There is a growing alternative too: AnyEvent. I'd look at it first. It does things massively different and is a much thinner layer that doesn't want to infest your whole application.

Links:

Evan Carroll
I thought I was the only one who hated POE. :)
friedo
I prefer AnyEvent over POE, but Evan's commentary on POE is completely wrong. I would edit it, but then there's nothing left.
jrockway
re: jrockway, Argumentum ad lapidem. Who am I to have the opinion. I just attempted the most progressive fork of POE: http://github.com/EvanCarroll/POE (quite frankly I feel you're riding the mst and co., bandwagon)
Evan Carroll
What is different about your fork? How does it compare with the Moosified version you announced last spring?
daotoad
POE is a monster. Its strength is its wealth of modules, but if you don't need any particular one, or if AnyEvent also provides a similar module, then by all means go for AnyEvent.
Leon Timmermans
How is anything in this answer relevant to the question? There's nothing that suggest the asynchronous framework that sends Evan off on a POE rant.

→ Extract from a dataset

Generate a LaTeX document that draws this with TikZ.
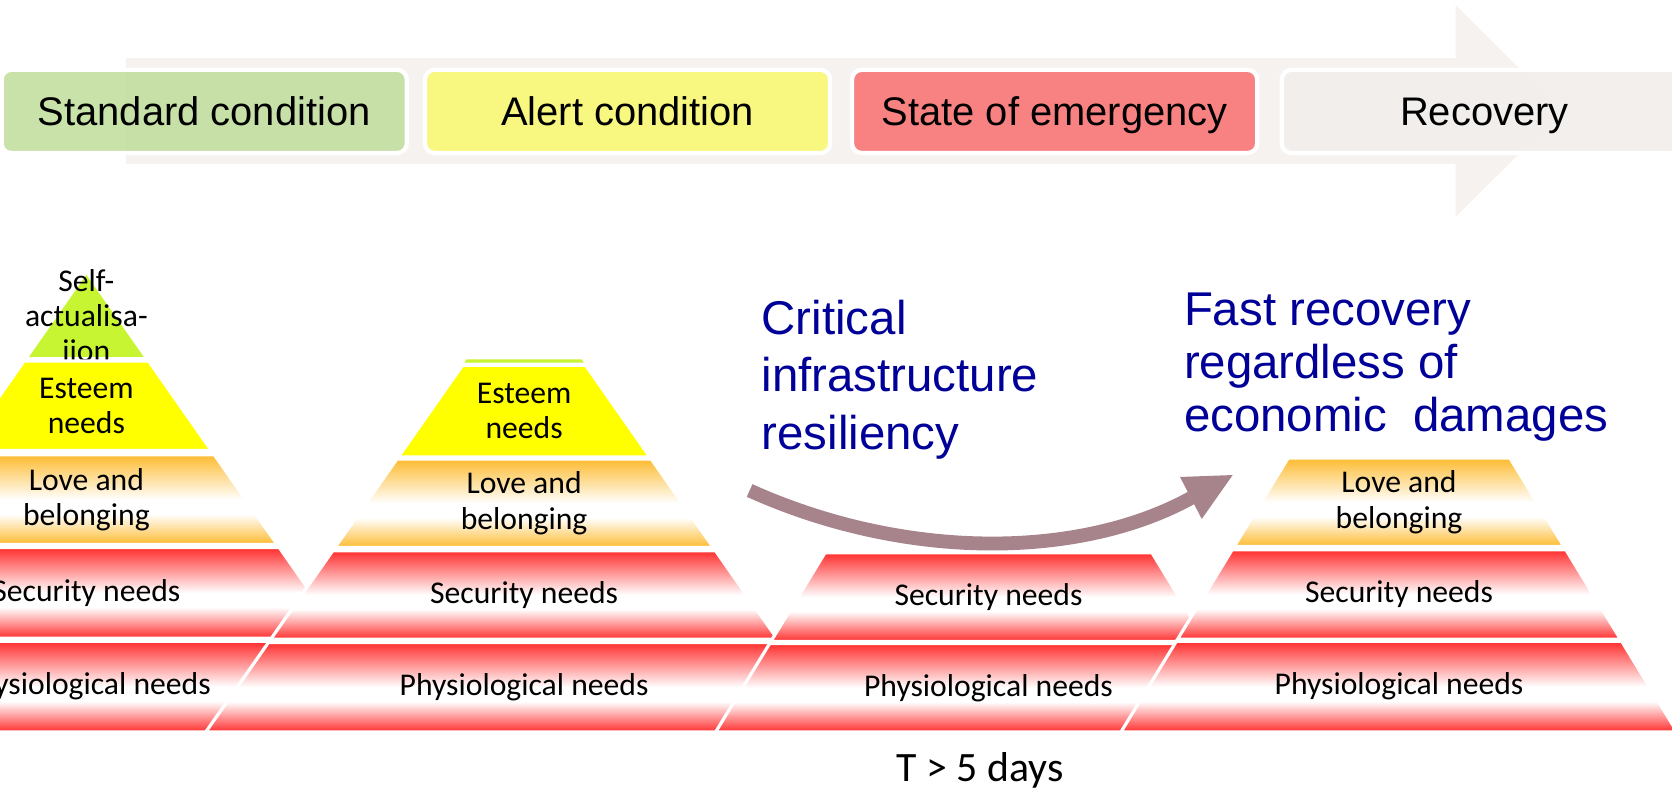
\documentclass[tikz,border=0pt]{standalone}
\usepackage{fontspec}
\setmainfont{Carlito}
\newfontfamily\arialfont{Liberation Sans}
\usepackage{tikz}

\definecolor{bandred}{HTML}{FF2E2E}
\definecolor{bandorange}{HTML}{FDBB30}
\definecolor{esteemyellow}{HTML}{FFFF00}
\definecolor{selfgreen}{HTML}{C8F532}
\definecolor{stdgreen}{HTML}{C3DFA2}
\definecolor{alertyellow}{HTML}{F9F877}
\definecolor{emergred}{HTML}{F97979}
\definecolor{recovgray}{HTML}{F1EEEC}
\definecolor{bannergray}{HTML}{F5F2F0}
\definecolor{textblue}{HTML}{000099}
\definecolor{bendarrow}{HTML}{A7838C}

\pgfdeclareverticalshading{redshade}{100bp}{color(0bp)=(bandred); color(25bp)=(bandred);
  color(42bp)=(white); color(50bp)=(white); color(75bp)=(bandred); color(100bp)=(bandred)}
\pgfdeclareverticalshading{orangeshade}{100bp}{color(0bp)=(bandorange); color(25bp)=(bandorange);
  color(42bp)=(white); color(50bp)=(white); color(75bp)=(bandorange); color(100bp)=(bandorange)}

% one band of a pyramid: axis, apex, slope, top, bottom, style, name, text
\newcommand{\pyrlayer}[8]{%
  \path[#6] ({#1-#3*(#4-#2)},#4) -- ({#1+#3*(#4-#2)},#4) -- ({#1+#3*(#5-#2)},#5)
    -- ({#1-#3*(#5-#2)},#5) -- cycle;
  \node[lbl] (#7) at (#1,{(#4+#5)/2}) {#8};}

\tikzset{
  layer/.style={draw=white, line width=0.06cm},
  redlayer/.style={layer, shade, shading=redshade},
  orangelayer/.style={layer, shade, shading=orangeshade},
  esteemlayer/.style={layer, fill=esteemyellow},
  selflayer/.style={layer, fill=selfgreen},
  lbl/.style={font=\fontsize{16.9}{18.8}\selectfont, align=center, inner sep=0pt},
  stage/.style={draw=white, line width=0.08cm, rounded corners=0.18cm,
    minimum width=7.6cm, minimum height=1.56cm, inner sep=0pt,
    text height=15.4pt, text depth=0pt, fill opacity=0.92, text opacity=1,
    font=\arialfont\fontsize{21.3}{25}\selectfont},
  bluetext/.style={text=textblue, align=left, inner sep=0pt, anchor=north west}
}

\begin{document}
\begin{tikzpicture}[x=0.02cm,y=-0.02cm]
\useasboundingbox (0,0) rectangle (1568,742);

% timeline
\fill[bannergray] (118,54.5) -- (1365,54.5) -- (1365,4.7) -- (1465,104) -- (1365,203.5)
  -- (1365,154) -- (118,154) -- cycle;
\node[stage, fill=stdgreen] (standard) at (191.5,104.5) {Standard condition};
\node[stage, fill=alertyellow] (alert) at (588.5,104.5) {Alert condition};
\node[stage, fill=emergred] (emergency) at (989,104.5) {State of emergency};
\node[stage, fill=recovgray] (recovery) at (1392,104.5) {Recovery};

% pyramids
\pyrlayer{81}{255}{0.7}{255}{336.5}{selflayer}{selfA}{Self-\\actualisa-\\iion}
\pyrlayer{81}{255}{0.7}{338.5}{422.5}{esteemlayer}{esteemA}{Esteem\\needs}
\pyrlayer{81}{255}{0.7}{426.5}{510.5}{orangelayer}{loveA}{Love and\\belonging}
\pyrlayer{81}{255}{0.7}{513.5}{598.5}{redlayer}{securityA}{Security needs}
\pyrlayer{81}{255}{0.7}{601.5}{686.5}{redlayer}{physioA}{Physiological needs}

\fill[selfgreen] ({491.5-0.7*77},337) -- ({491.5+0.7*77},337) -- ({491.5+0.7*80},340)
  -- ({491.5-0.7*80},340) -- cycle;
\pyrlayer{491.5}{260}{0.7}{342.5}{428.5}{esteemlayer}{esteemB}{Esteem\\needs}
\pyrlayer{491.5}{260}{0.7}{430.5}{513.5}{orangelayer}{loveB}{Love and\\belonging}
\pyrlayer{491.5}{260}{0.7}{516.5}{599.5}{redlayer}{securityB}{Security needs}
\pyrlayer{491.5}{260}{0.7}{602.5}{686.5}{redlayer}{physioB}{Physiological needs}

\pyrlayer{927}{267}{0.61}{518.5}{601.5}{redlayer}{securityC}{Security needs}
\pyrlayer{927}{267}{0.61}{603.5}{686.5}{redlayer}{physioC}{Physiological needs}

\pyrlayer{1312}{259}{0.61}{429.5}{512.5}{orangelayer}{loveD}{Love and\\belonging}
\pyrlayer{1312}{259}{0.61}{515.5}{599.5}{redlayer}{securityD}{Security needs}
\pyrlayer{1312}{259}{0.61}{601.5}{686.5}{redlayer}{physioD}{Physiological needs}

% captions
\node[bluetext, font=\arialfont\fontsize{25.3}{30.7}\selectfont] (critical) at (714,281)
  {Critical\\infrastructure\\resiliency};
\node[bluetext, font=\arialfont\fontsize{25.3}{28.2}\selectfont] (fast) at (1110,274.6)
  {Fast recovery\\regardless of\\economic\ \ damages};
\node[font=\fontsize{22.3}{26}\selectfont, anchor=base] (duration) at (919,733) {T > 5 days};

% bent arrow
\coordinate (tail) at (703,460);
\coordinate (headbase) at (1117,467);
\coordinate (tip) at (1156,445.5);
\coordinate (wingup) at (1106.6,447.3);
\coordinate (wingdown) at (1127,486.7);
\draw[bendarrow, line width=0.26cm] (tail) .. controls (848.6,525.6) and (1012,524.6) .. (headbase);
\fill[bendarrow] (wingup) -- (tip) -- (wingdown) -- cycle;
\end{tikzpicture}
\end{document}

If you don't like POE, fine, but don't destroy your point "AnyEvent: I'd look at it first" by hiding it in the middle of the crap pile.
brian d foy
re: brian d foy: I find it substantiative to discuss the more oft used framework and why I don't like it, and the growing alternative of AnyEvent. I find the phrase `programming sockets and network layer/application layer protocols with Perl that are updated to 2010` to be a direct reference to an asynchronous framework.
Evan Carroll
+2  A: 

Although Lincoln Stein's Network Programming with Perl is a bit old, the content is still mostly good. Network programming at that level hasn't changed that much in the last couple of decades. If you want to learn to play with sockets, that's the book to get to get you started.

However, Perl at the socket level does that same thing the C libraries do. There might be some nice interfaces around it, but look under the interface and you'll see the same things.

brian d foy
Right, but I think the qualification of `2010` was in reference to an API that wasn't implemented in C, and how people are approaching the problem today.